SAHA TOZU YUTMUŞTAN PEK ADAM ÇIKMAZ
Peker, "Ben Giresunluyum ancak 11 yaşımda kaçarak İstanbul'a geldim. Memleketime beni bıraksalar kaybolurum. Memlekete anne ve babamın mezarlarını ziyaret için giderim. Kelebek Operasyonu'ndan sonra işlerim bozuldu. Menajerlik şirketi açacaktım. Bu konuda pek çok insanın fikrini aldım. Bunların arasında Sedat Peker de vardı.
Allah üzerine
yemin ederim bana 'Saha tozu yutmuşla sahne tozu yutmuştan pek adam çıkmaz' demişti. Yani o istemedi. Hayatında bir kez bile maça gitmemiş, tribün görmemiş adamın adı şikeye karıştı. Ben Giresunspor Başkanı olmak istemedim. 'Menajerlik yaptığım 18 takımı karşıma alırım' dedim ama beni başkan yaptılar. Ben seçimle bu göreve geldim. Çok stresli bir işti. Hatta bırakmak istedim. Bana '1 yıl daha yap' dediler. Ben de 'Ya
şampiyon yaparım ya da giderim' dedim. Bu süreçte Giresunspor'a 30 yıldır bir çivi çakılmadığını gördüm. Stat inşaatına giriştik ancak bahtsız bedeviyiz. Sel oldu inşaat zarar gördü. 1 yıl
göçebe gibi yaşadık" şeklinde konuştu.
BAŞKANLIĞI BIRAKMAYAYIM DİYE EVİME BİN KİŞİ GELDİ
Peker, "Ben başkanlığı bırakmayayım diye insanlar sokaklara çıktı. Evime bin kişi geldi.

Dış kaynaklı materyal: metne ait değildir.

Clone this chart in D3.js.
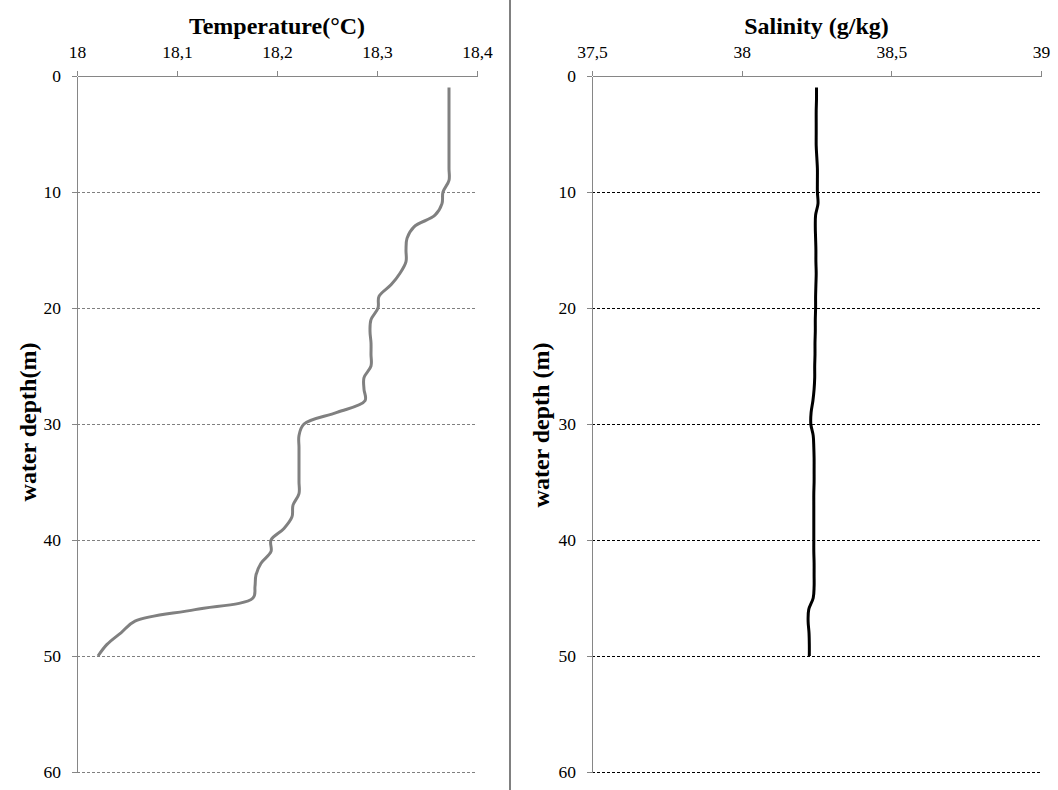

Savcı ve hakimler yemek düzenledi. Ben söz verdiğim için bırakmak zorunda kaldım" dedi. Peker
soruşturma sırasında husumeti olduğu Osman Çırak'ın polis tarafından
telefon dinlemeleri sırasında keşfedildiğini ve aleyhinde ifade vermesi için kullanıldığını ileri sürdü.